Por Fernando Savater |
Antoine Augustin Parmentier fue farmaceútico y jardinero, pero sobre todo un hombre ingenioso. Estaba convencido de que la patata, utilizada en el siglo XVIII solamente para alimentar el ganado o decorar con sus flores algún jardín, podía ser un alimento sano y nutritivo. Pero la gente no quería comer patatas: los clérigos sostenían que lo que crecía bajo tierra era cosa del diablo, los rebeldes lo tenían por una porquería que les daban a los mendigos para humillarlos. Mejor morirse altivamente de hambre.
Parmentier recurrió a Luis XVI, que tampoco era mucho apoyo, pero por lo menos se puso una flor de patata en la solapa (no le cortaron la cabeza por eso, sino por otras muestras de bonhomía). El tenaz Parmentier pidió al rey la exclusividad del cultivo del tubérculo y luego hizo publicidad: lo sembró en su campo de Sablons (más o menos donde ahora está la torre Eiffel) y puso unos feroces guardias que impidieran al vulgo acercarse a sus plantas para robar esquejes.

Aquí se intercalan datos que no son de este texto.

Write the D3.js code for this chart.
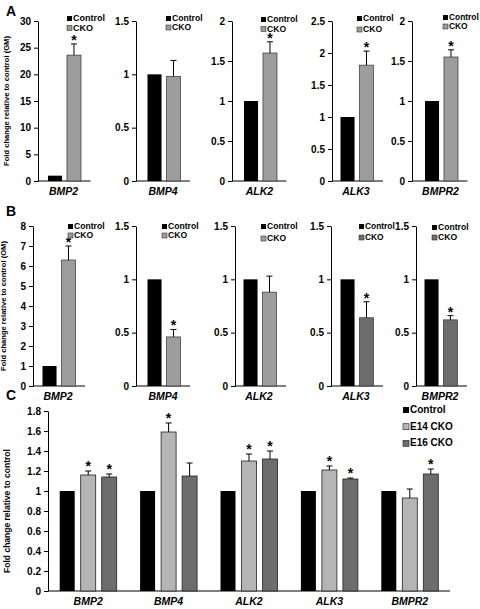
<!DOCTYPE html>
<html><head><meta charset="utf-8">
<script src="https://cdn.jsdelivr.net/npm/d3@7/dist/d3.min.js"></script>
<style>body{margin:0;background:#fff}svg{display:block}text{font-family:"Liberation Sans",Arial,sans-serif;font-weight:bold}</style>
</head><body><svg id="c" width="480" height="609"></svg>
<script>
// ---------- data ----------
const genes = ["BMP2","BMP4","ALK2","ALK3","BMPR2"];
const pairSeries = ["Control","CKO"];
// Panel A (GM)
const aControl = [1,1,1,1,1];
const aCKO = [23.6,0.98,1.6,1.81,1.55];
const aCKOErr = [2.1,0.15,0.14,0.22,0.09];
const aMax = [30,1.5,2,2.5,2];
const aStep = [5,0.5,0.5,0.5,0.5];
const aSig = [true,false,true,true,true];
// Panel B (OM)
const bControl = [1,1,1,1,1];
const bCKO = [6.3,0.46,0.88,0.64,0.62];
const bCKOErr = [0.7,0.07,0.15,0.15,0.04];
const bMax = [8,1.5,1.5,1.5,1.5];
const bStep = [1,0.5,0.5,0.5,0.5];
const bSig = [true,true,false,true,true];
// Panel C
const cSeries = ["Control","E14 CKO","E16 CKO"];
const cControl = [1,1,1,1,1];
const cE14 = [1.16,1.59,1.30,1.21,0.93];
const cE14Err = [0.04,0.09,0.07,0.04,0.09];
const cE16 = [1.14,1.15,1.32,1.12,1.17];
const cE16Err = [0.03,0.13,0.08,0.01,0.05];
const cSigE14 = [true,true,true,true,false];
const cSigE16 = [true,false,true,true,true];
const cTicks = [0,0.2,0.4,0.6,0.8,1,1.2,1.4,1.6,1.8];

// ---------- styles / layout ----------
const LIGHT = "#9d9d9d", LIGHTC = "#b5b5b5", DARK = "#6d6d6d";
const bCKOColors = [LIGHT, LIGHT, LIGHT, DARK, DARK];
const svg = d3.select("#c");
svg.append("rect").attr("width",480).attr("height",609).attr("fill","#fff");
const fmt = d => String(+d.toFixed(2));

function asterisk(g, x, yTop){
  g.append("text").attr("x",x).attr("y",yTop+4).attr("text-anchor","middle")
   .attr("font-size",14).attr("font-weight","normal").text("*");
}
function errBar(g, x, y0, y1){
  g.append("line").attr("x1",x).attr("x2",x).attr("y1",y0).attr("y2",y1).attr("stroke","#000").attr("stroke-width",1);
  g.append("line").attr("x1",x-3).attr("x2",x+3).attr("y1",y1).attr("y2",y1).attr("stroke","#000").attr("stroke-width",1);
}

function smallPanel(opts){
  const {axisX, center, yTop, yBot, max, step, ctrl, cko, err, sig, ckoColor, legX, legY, legGap, legFont, label} = opts;
  const g = svg.append("g");
  const y = d3.scaleLinear().domain([0,max]).range([yBot,yTop]);
  const x = d3.scaleBand().domain(pairSeries).range([center-16.5, center+16.5]).paddingInner(0.26).paddingOuter(0);
  const ticks = d3.range(0, max+step/2, step);
  const ax = g.append("g").attr("transform",`translate(${axisX},0)`)
    .call(d3.axisLeft(y).tickValues(ticks).tickFormat(fmt).tickSize(4).tickSizeOuter(0));
  ax.select(".domain").attr("stroke","#000");
  ax.selectAll(".tick line").attr("stroke","#000");
  ax.selectAll("text").attr("font-size",10).attr("fill","#000").attr("font-family","Liberation Sans, Arial").attr("font-weight","bold");
  g.append("line").attr("x1",axisX).attr("x2",center+26).attr("y1",yBot).attr("y2",yBot).attr("stroke","#000");
  g.append("rect").attr("x",x("Control")).attr("y",y(ctrl)).attr("width",x.bandwidth()).attr("height",yBot-y(ctrl)).attr("fill","#000");
  g.append("rect").attr("x",x("CKO")).attr("y",y(cko)).attr("width",x.bandwidth()).attr("height",yBot-y(cko))
    .attr("fill",ckoColor).attr("stroke","#333").attr("stroke-width",0.7);
  const ex = x("CKO")+x.bandwidth()/2;
  errBar(g, ex, y(cko), y(cko+err));
  if(sig) asterisk(g, ex, y(cko+err)-3);
  g.append("text").attr("x",center-1).attr("y",yBot+14).attr("text-anchor","middle").attr("font-size",10.5).attr("font-style","italic").text(label);
  // legend
  [["Control","#000"],["CKO",ckoColor]].forEach((d,i)=>{
    const ly = legY + i*legGap;
    g.append("rect").attr("x",legX).attr("y",ly-5).attr("width",5).attr("height",5).attr("fill",d[1]).attr("stroke",i?"#333":"none").attr("stroke-width",0.6);
    g.append("text").attr("x",legX+6).attr("y",ly).attr("font-size",legFont).text(d[0]);
  });
}

// Panel A
const aAxisX = [38,136,232,332,412];
const centers = [64.5,164,260.5,357,441.5];
const aLegX = [67,166,261,357,443];
const aLegY = [21,21,22,21,20];
const aLegGap = [9.5,9,9.5,11,9];
const aLegFont = [9,8.6,8.6,8.6,8.4];
genes.forEach((gname,i)=>smallPanel({axisX:aAxisX[i],center:centers[i],yTop:21,yBot:181,max:aMax[i],step:aStep[i],
  ctrl:aControl[i],cko:aCKO[i],err:aCKOErr[i],sig:aSig[i],ckoColor:LIGHT,legX:aLegX[i],legY:aLegY[i],legGap:aLegGap[i],legFont:aLegFont[i],label:gname}));

// Panel B
const bAxisX = [33,136,235,331,416];
const bCenters = [59,164,260,357,441];
const bLegX = [68,162,261,359,432];
const bLegY = [229,229,229,229,230];
const bLegGap = [9,9,12,11,10];
const bLegFont = [8.6,8.6,8.6,8.4,8.6];
genes.forEach((gname,i)=>smallPanel({axisX:bAxisX[i],center:bCenters[i],yTop:226,yBot:386,max:bMax[i],step:bStep[i],
  ctrl:bControl[i],cko:bCKO[i],err:bCKOErr[i],sig:bSig[i],ckoColor:bCKOColors[i],legX:bLegX[i],legY:bLegY[i],legGap:bLegGap[i],legFont:bLegFont[i],label:gname}));

// Panel C
(function(){
  const g = svg.append("g");
  const yTop = 411, yBot = 591, left = 48, right = 450;
  const y = d3.scaleLinear().domain([0,1.8]).range([yBot,yTop]);
  const x0 = d3.scaleBand().domain(genes).range([left,right]);
  const x1 = d3.scaleBand().domain(cSeries).range([-28.5,28.5]).paddingInner(0.286).paddingOuter(0);
  const ax = g.append("g").attr("transform",`translate(${left},0)`)
    .call(d3.axisLeft(y).tickValues(cTicks).tickFormat(fmt).tickSize(4).tickSizeOuter(0));
  ax.select(".domain").attr("stroke","#000");
  ax.selectAll(".tick line").attr("stroke","#000");
  ax.selectAll("text").attr("font-size",10).attr("fill","#000").attr("font-family","Liberation Sans, Arial").attr("font-weight","bold");
  g.append("line").attr("x1",left).attr("x2",right).attr("y1",yBot).attr("y2",yBot).attr("stroke","#000");
  const vals = [cControl,cE14,cE16], errs=[null,cE14Err,cE16Err], sigs=[null,cSigE14,cSigE16];
  const cols = ["#000",LIGHTC,DARK];
  genes.forEach((gname,i)=>{
    const c = x0(gname)+x0.bandwidth()/2;
    cSeries.forEach((s,j)=>{
      const v = vals[j][i];
      g.append("rect").attr("x",c+x1(s)).attr("y",y(v)).attr("width",x1.bandwidth()).attr("height",yBot-y(v))
        .attr("fill",cols[j]).attr("stroke",j? "#222":"none").attr("stroke-width",0.8);
      if(errs[j]){
        const ex = c+x1(s)+x1.bandwidth()/2;
        const top = y(v+errs[j][i]);
        errBar(g, ex, y(v), top);
        if(sigs[j][i]) asterisk(g, ex, top-4);
      }
    });
    g.append("text").attr("x",c).attr("y",605).attr("text-anchor","middle").attr("font-size",10.5).attr("font-style","italic").text(gname);
  });
  cSeries.forEach((s,j)=>{
    const ly = 413 + j*16.7;
    g.append("rect").attr("x",403).attr("y",ly-6).attr("width",6).attr("height",6).attr("fill",cols[j]).attr("stroke",j?"#222":"none").attr("stroke-width",0.6);
    g.append("text").attr("x",410).attr("y",ly).attr("font-size",10).text(s);
  });
  g.append("text").attr("transform","translate(10,511) rotate(-90)").attr("text-anchor","middle").attr("font-size",8.5).text("Fold change relative to control");
})();

// Y labels A/B and panel letters
svg.append("text").attr("transform","translate(9,101) rotate(-90)").attr("text-anchor","middle").attr("font-size",7.6).text("Fold change relative to control (GM)");
svg.append("text").attr("transform","translate(6,306) rotate(-90)").attr("text-anchor","middle").attr("font-size",7.6).text("Fold change relative to control (OM)");
svg.append("text").attr("x",6).attr("y",16).attr("font-size",14).text("A");
svg.append("text").attr("x",6).attr("y",216).attr("font-size",14).text("B");
svg.append("text").attr("x",6).attr("y",400).attr("font-size",14).text("C");
</script></body></html>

Pero vigilaban sólo de día y aceptaban discretos sobornos por consejo de Parmentier: durante la noche, todo el mundo podía entrar en Sablons y llevarse lo que quisiera. Convencidos de robar un tesoro que se les negaba, los listillos se encargaron de difundir la patata por todo el país. El filántropo había cumplido su tarea.
Necesitamos otros Parmentier para convencer a los remisos de que se pongan la vacuna contra la covid-19 y acabar con esta plaga como con otras.
Pero, ah, los más bobos invocan su libertad para negarse, como si ser libre consistiese en rechazar las normas racionales y pasar los semáforos en rojo. No sé si se cometen tantos crímenes en nombre de la libertad como dijo Madame Roland, pero tonterías desde luego muchísimas.